Keep - for now - of for no other reason than if Brexit was a shitstorm of piss-poor deal and rewritten laws, removing the Monarchy would make it seem like a storm in a teacup.
The presence of the Royal Family is woven into every part of our constitution and laws. We would be completely starting from scratch on everything. You can't abolish the Queen overnight and 'just keep' Parliament with a different title, because Parliament only has power in conjunction with the involvement of the House of Lords and the Courts.
But, if you remove and abolish the Monarchy, then you remove and abolish the House of Lords (and potentially immediately, depending on how the Letters Patent are ultimately viewed; the Queen is the start-point for all titles and the legitimacy of them.) You definitely have no 'new' Lords, either created or Hereditary - noble titles don't just 'pass down' automatically; the Patent has to be reconfirmed each time by the current Monarch - which sounds like its not an issue until it becomes a lot of power concentrated in an ever-smaller and aging body.
You need a whole new Constitution to get away from that issue.
The Courts also suddenly have major issues. If we unpick such huge sections of our legal framework, then massive, massive amounts of the rest of UK law and legal precedent is called into question. Is a law signed into power (and any judgements made under it) valid when the people who signed it in have been made abeyant? It's certainly a cause for a lack of clarity.
The armed forces, the Treasury, the Courts - all would need overhauls to their regulations and procedures.
Bear in mind, too - it isn't just us. The Queen is head of the Commonwealth - and the head of the Church of England.
Then, you'd have the fights over who owns what/whose liable for what/public/private/in trust etc - they'd be horrendous.
That's without the optics and the intangibles. The Queen is a figure of continuity and stability. Much of that goes with her death, definitely, but the continuing nature of the monarchy has an influence. Watch what happens to the FTSE around reports of her being unwell, or even Prince Phillip. Her death will impact the value of the pound. The country simply, at the current time, and probably for at least the next generation, can't take a shit storm of uncertainty of that magnitude. Even then, its the work of decades to transition away.
This is not to say it shouldn't be something to look at in the future, or that time for it (certainly in its current form) isn't over, but its not so simple as people would like it to be, and it isn't as easy as saying 'get rid of them all'.
It may well become academic. Charles is very clearly in favour of a much trimmed down take on it all. He's a large proponent of the 'Royal Family' being the immediate line of succession only and really then only the first few on the list. With the Queen's death, that will become him, William, and William's three children. He definitely intends to cut out the more extended family in the form of Andrew, Edward and the rest.
Even Harry leaving, I highly doubt he resisted it - he may even have encouraged the idea - and there's already a fair bit of speculation that Harry hasn't already formally abdicated his place in the line of succession only because William's kids are so young and Charles is already a relatively old man.
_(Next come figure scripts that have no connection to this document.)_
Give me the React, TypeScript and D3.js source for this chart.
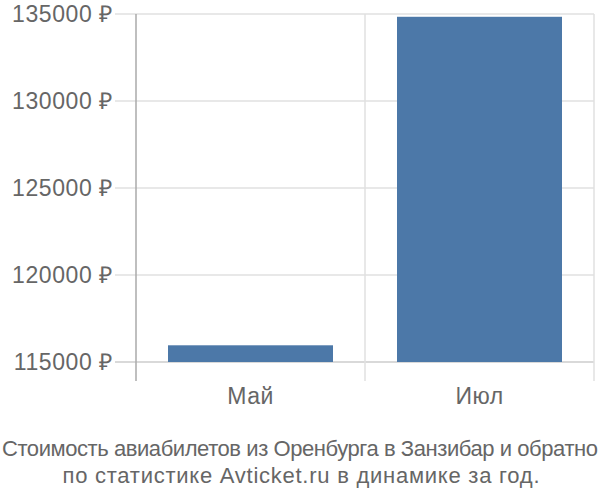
import React from "react";
import * as d3 from "d3";

const categories = ["Май", "Июл"];
const values = [115960, 134840];
const yTicks = [115000, 120000, 125000, 130000, 135000];
const titleLines = [
  "Стоимость авиабилетов из Оренбурга в Занзибар и обратно",
  "по статистике Avticket.ru в динамике за год.",
];

export default function App() {
  const W = 600, H = 500;
  const left = 136, right = 594, top = 14, bottom = 362;
  const x = d3.scaleBand<string>().domain(categories).range([left, right]).paddingInner(0).paddingOuter(0);
  const y = d3.scaleLinear().domain([115000, 135000]).range([bottom, top]);
  const barPad = 32;
  const font = "'Liberation Sans', Arial, sans-serif";
  const grey = "#666";
  const titleWidths = [596, 477];
  return (
    <svg width={W} height={H} style={{ position: "absolute", left: 0, top: 0 }} fontFamily={font}>
      {yTicks.map((t) => (
        <g key={t}>
          <line x1={115} x2={right} y1={y(t)} y2={y(t)} stroke={t === 115000 ? "#ccc" : "#e0e0e0"} strokeWidth={1.5} />
          <text x={113} y={y(t)} dy="0.35em" textAnchor="end" fontSize={23} letterSpacing={0.6} fill={grey}>
            {t} ₽
          </text>
        </g>
      ))}
      {categories.map((c) => (
        <line key={"v" + c} x1={(x(c) as number) + x.bandwidth()} x2={(x(c) as number) + x.bandwidth()} y1={top} y2={381} stroke="#e0e0e0" strokeWidth={1.5} />
      ))}
      <line x1={left} x2={left} y1={top} y2={381} stroke="#aaa" strokeWidth={1.5} />
      {categories.map((c, i) => (
        <rect key={c} x={(x(c) as number) + barPad} width={x.bandwidth() - 2 * barPad} y={y(values[i])} height={bottom - y(values[i])} fill="#4c78a8" />
      ))}
      {categories.map((c) => (
        <text key={"l" + c} x={(x(c) as number) + x.bandwidth() / 2} y={404} textAnchor="middle" fontSize={23} letterSpacing={0.5} fill={grey}>
          {c}
        </text>
      ))}
      {titleLines.map((l, i) => (
        <text key={i} x={300 - titleWidths[i] / 2 + (i === 0 ? 0 : 1)} y={456 + i * 27} fontSize={22} fill={grey}
          textLength={titleWidths[i]} lengthAdjust="spacing">
          {l}
        </text>
      ))}
    </svg>
  );
}
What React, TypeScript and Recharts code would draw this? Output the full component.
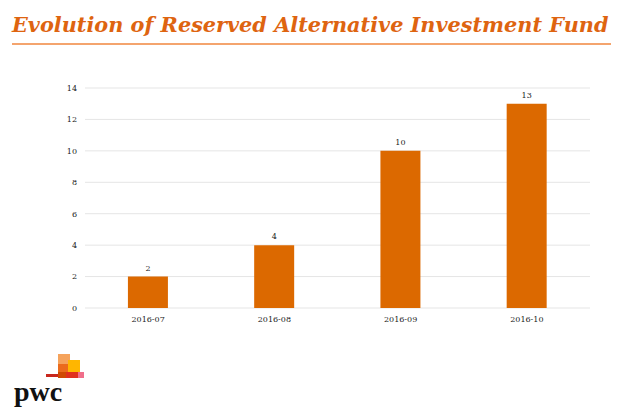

Should something happen to William, then there's a very real risk of a time where George is still a minor on his grandfather's death. In that event, he needs a Regent, which Harry can't be if he abdicates.
I also suspect that Charles will 'retire' at some point, as the modern Danish Royals do, and that by the time we're moving to the William to George transition, the monarchy will be a very much different institution in any case. It may be that they know which way its going, and that they'll start to move to a more modern 'set up' on the death of the Queen without any need to 'abolish'.